*EXERCISE INPUTS*
------------------------------------------------
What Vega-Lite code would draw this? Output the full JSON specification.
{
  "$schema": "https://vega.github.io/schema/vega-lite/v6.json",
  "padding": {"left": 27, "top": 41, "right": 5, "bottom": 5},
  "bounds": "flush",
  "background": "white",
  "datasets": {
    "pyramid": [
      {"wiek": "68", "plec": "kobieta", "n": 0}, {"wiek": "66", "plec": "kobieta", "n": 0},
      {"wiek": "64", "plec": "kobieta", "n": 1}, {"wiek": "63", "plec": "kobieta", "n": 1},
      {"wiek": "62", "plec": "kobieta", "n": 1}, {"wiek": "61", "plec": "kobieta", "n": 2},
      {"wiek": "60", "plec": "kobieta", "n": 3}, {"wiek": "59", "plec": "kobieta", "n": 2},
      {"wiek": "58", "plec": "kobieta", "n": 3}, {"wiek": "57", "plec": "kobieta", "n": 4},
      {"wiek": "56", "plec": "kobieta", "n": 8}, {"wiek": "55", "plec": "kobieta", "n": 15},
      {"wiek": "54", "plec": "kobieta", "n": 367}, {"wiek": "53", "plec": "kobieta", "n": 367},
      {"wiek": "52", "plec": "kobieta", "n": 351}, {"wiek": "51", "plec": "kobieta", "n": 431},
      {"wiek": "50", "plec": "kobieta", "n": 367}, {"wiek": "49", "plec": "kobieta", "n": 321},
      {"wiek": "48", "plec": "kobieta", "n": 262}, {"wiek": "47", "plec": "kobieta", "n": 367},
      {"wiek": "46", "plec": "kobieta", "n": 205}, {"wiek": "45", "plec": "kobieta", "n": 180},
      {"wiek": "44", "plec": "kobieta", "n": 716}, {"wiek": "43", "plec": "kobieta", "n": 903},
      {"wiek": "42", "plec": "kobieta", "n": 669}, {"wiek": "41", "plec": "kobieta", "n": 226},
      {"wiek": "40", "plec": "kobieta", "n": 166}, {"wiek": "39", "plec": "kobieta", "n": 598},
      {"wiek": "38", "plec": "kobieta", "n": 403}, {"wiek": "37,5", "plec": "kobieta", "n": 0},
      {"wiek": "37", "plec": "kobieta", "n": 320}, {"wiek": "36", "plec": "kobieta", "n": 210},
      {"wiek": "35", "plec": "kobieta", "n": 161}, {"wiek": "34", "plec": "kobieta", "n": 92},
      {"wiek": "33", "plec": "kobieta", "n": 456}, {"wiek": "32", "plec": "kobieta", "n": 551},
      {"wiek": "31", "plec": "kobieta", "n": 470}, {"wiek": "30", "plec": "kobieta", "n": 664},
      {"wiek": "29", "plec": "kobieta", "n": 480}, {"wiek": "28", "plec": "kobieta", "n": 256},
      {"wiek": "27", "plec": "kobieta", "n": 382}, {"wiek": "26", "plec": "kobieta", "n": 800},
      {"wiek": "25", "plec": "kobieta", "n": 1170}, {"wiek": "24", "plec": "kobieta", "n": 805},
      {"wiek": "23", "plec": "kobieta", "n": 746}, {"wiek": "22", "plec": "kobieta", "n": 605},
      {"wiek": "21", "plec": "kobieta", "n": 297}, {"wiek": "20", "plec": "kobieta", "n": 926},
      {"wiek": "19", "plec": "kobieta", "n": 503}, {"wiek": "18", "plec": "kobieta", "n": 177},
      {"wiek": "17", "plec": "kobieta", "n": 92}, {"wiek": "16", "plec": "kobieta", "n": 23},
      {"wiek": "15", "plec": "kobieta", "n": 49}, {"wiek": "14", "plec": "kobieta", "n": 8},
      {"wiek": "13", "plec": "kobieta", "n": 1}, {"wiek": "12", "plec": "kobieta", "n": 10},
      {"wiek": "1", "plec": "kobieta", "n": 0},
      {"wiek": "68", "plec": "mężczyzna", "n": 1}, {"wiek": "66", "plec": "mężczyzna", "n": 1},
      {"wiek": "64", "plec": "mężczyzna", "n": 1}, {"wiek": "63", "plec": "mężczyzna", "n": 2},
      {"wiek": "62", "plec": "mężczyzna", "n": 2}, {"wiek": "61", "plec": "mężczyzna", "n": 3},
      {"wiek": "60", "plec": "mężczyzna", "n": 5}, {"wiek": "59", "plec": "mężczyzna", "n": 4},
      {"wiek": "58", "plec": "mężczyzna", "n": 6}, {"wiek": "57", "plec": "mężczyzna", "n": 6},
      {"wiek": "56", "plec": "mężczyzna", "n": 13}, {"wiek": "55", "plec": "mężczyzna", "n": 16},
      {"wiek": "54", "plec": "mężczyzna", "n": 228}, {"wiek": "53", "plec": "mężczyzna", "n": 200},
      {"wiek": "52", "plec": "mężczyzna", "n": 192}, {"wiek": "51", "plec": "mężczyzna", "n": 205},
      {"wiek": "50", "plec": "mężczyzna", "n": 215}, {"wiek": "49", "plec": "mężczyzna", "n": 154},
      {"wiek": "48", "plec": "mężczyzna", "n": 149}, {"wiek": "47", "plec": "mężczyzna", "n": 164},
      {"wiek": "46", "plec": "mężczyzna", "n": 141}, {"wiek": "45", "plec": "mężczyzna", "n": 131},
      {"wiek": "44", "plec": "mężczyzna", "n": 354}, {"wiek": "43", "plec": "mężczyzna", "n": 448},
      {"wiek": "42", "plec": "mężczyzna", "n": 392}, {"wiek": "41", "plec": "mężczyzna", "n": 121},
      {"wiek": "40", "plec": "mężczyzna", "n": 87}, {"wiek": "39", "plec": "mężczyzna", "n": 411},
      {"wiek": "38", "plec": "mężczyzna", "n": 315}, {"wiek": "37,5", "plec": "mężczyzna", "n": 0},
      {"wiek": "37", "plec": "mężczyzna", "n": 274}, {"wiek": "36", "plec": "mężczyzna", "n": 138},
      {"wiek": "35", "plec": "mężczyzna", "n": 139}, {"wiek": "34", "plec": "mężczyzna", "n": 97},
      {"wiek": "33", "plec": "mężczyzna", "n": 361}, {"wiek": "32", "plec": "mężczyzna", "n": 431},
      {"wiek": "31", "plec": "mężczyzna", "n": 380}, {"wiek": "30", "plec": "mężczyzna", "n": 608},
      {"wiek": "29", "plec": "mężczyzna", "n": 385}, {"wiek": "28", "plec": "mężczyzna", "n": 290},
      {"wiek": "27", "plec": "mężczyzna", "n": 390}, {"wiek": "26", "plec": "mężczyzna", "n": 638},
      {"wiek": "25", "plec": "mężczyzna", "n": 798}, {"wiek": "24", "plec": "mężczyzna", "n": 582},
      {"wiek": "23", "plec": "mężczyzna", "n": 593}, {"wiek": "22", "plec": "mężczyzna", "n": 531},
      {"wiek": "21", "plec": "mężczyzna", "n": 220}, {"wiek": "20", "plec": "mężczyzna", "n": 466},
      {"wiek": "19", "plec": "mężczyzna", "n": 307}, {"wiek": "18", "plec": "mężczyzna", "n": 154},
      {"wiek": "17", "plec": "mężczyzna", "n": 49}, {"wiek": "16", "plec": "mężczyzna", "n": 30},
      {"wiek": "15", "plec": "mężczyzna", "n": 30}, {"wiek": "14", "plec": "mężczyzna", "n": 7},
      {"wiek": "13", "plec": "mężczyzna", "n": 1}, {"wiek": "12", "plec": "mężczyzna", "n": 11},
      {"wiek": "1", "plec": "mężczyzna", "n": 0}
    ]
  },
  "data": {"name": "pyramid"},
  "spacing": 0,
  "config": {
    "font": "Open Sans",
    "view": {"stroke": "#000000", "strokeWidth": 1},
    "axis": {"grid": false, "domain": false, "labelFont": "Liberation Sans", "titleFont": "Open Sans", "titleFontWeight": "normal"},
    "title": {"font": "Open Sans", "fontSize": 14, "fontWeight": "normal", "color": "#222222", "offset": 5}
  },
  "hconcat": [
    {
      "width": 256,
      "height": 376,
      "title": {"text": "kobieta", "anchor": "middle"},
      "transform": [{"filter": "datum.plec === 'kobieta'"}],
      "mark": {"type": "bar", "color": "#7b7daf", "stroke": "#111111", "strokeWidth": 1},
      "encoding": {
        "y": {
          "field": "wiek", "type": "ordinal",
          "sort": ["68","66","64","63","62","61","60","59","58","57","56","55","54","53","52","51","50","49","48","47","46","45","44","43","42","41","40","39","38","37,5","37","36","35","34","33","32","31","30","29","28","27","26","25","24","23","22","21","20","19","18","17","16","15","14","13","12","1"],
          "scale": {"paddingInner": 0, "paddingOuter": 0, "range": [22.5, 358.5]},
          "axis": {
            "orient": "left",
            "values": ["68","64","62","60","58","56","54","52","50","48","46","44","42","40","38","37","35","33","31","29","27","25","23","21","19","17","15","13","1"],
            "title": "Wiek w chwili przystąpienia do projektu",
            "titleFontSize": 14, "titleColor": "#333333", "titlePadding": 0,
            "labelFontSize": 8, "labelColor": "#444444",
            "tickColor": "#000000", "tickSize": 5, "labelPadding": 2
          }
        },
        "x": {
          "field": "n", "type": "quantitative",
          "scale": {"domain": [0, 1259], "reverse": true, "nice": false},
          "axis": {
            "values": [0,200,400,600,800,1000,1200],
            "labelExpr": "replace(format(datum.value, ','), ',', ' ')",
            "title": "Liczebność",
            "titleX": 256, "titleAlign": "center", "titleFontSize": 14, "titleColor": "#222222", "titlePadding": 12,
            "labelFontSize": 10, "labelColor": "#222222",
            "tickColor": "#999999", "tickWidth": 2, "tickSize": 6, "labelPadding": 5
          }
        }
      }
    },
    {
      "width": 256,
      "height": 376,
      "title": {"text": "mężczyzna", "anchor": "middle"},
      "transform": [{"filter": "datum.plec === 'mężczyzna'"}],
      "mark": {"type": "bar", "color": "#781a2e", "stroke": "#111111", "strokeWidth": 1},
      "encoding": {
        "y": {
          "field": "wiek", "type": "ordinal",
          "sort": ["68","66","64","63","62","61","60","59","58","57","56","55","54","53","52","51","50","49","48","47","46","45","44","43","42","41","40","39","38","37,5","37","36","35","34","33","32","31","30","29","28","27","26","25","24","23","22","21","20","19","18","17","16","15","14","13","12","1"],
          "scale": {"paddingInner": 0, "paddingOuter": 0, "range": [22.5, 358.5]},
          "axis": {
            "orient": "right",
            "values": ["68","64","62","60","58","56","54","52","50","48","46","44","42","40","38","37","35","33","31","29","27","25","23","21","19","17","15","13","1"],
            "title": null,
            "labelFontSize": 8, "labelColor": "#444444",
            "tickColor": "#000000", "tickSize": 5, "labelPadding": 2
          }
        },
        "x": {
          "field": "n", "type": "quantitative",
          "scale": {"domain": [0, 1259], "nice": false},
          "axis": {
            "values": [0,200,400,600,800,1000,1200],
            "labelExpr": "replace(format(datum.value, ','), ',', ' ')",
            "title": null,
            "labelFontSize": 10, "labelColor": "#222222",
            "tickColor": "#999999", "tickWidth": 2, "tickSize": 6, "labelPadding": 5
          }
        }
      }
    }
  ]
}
------------------------------------------------
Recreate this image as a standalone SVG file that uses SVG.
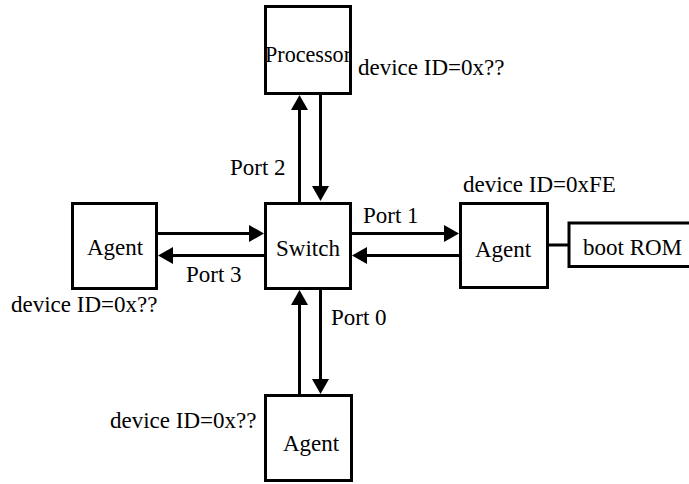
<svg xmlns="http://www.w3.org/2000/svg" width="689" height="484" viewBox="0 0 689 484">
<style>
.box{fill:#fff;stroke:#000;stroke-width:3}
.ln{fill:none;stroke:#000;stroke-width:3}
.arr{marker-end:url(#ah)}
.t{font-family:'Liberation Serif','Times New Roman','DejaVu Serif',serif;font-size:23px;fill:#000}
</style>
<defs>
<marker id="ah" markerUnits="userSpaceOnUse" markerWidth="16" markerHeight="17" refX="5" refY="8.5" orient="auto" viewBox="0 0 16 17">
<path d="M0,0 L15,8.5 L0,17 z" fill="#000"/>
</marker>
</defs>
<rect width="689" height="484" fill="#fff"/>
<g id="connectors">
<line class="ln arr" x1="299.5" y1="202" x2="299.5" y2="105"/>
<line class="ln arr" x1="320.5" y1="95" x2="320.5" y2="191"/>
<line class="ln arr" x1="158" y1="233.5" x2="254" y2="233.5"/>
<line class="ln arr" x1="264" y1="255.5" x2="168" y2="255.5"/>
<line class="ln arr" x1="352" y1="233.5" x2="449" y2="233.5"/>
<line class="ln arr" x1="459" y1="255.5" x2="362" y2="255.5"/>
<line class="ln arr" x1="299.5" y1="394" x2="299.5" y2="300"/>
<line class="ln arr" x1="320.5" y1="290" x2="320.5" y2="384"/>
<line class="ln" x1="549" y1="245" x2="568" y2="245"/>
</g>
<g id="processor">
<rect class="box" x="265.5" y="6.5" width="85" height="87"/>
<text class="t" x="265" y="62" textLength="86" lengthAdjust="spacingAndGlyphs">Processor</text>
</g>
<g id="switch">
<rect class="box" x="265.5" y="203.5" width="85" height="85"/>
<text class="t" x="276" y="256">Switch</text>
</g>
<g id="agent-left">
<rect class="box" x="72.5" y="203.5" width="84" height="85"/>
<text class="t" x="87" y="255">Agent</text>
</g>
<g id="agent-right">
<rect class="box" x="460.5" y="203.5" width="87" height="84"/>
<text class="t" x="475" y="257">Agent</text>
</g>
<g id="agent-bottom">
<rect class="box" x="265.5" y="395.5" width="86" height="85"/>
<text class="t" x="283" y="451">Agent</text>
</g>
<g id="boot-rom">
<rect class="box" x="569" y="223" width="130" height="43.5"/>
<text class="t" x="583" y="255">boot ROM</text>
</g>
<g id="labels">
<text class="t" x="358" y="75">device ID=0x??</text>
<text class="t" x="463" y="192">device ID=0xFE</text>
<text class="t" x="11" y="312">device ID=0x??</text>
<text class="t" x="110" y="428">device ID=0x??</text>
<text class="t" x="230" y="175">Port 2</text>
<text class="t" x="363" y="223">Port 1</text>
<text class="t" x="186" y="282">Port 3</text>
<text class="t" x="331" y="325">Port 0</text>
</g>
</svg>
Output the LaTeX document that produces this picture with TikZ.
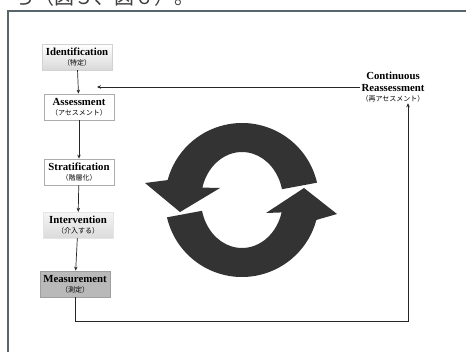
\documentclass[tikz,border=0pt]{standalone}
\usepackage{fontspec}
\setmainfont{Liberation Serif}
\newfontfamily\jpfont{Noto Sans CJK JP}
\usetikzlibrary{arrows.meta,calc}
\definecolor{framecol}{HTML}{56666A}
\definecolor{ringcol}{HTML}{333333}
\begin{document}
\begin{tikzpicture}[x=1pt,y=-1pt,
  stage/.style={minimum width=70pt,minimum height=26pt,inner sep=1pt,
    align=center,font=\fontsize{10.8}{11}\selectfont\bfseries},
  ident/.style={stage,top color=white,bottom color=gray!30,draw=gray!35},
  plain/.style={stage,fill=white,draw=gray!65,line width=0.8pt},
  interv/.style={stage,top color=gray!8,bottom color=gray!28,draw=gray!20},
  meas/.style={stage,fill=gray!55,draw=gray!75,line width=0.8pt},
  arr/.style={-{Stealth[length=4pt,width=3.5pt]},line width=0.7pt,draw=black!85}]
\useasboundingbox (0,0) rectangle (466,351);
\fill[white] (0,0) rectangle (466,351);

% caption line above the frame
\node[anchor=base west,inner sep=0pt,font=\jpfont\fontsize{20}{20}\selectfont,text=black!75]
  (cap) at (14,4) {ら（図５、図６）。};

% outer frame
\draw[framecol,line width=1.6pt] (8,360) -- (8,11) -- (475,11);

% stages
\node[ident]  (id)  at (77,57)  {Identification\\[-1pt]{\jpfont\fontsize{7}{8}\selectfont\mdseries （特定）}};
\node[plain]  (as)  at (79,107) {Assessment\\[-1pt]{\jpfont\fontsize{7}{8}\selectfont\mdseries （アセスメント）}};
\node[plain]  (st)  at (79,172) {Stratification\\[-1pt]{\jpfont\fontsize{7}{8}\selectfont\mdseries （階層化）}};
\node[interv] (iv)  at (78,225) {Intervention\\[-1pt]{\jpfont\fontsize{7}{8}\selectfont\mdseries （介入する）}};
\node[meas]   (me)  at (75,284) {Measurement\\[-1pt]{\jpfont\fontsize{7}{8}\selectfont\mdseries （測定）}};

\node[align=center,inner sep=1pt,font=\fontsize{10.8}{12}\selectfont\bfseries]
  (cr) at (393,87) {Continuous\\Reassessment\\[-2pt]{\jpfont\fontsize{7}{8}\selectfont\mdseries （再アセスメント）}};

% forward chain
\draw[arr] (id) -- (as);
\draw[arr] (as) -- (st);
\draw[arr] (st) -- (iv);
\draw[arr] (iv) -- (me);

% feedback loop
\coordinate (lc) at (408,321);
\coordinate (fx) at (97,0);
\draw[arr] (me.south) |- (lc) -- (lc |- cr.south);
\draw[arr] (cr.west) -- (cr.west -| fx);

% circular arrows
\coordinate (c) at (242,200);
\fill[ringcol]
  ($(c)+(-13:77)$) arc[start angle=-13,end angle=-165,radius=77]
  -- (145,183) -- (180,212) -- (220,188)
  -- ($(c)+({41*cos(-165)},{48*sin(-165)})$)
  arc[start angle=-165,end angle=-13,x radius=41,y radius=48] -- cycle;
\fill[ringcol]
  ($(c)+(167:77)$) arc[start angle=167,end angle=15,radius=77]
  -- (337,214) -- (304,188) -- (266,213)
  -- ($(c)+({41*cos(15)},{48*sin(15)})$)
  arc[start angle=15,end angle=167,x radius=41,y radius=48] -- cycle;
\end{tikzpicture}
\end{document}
------------------------------------------------
*WHAT NEEDS TO BE DONE*
Pick out lines containing the word "standalone", each one as written.

*EXPECTED OUTPUT*
Recreate this image as a standalone SVG file that uses SVG.
\documentclass[tikz,border=0pt]{standalone}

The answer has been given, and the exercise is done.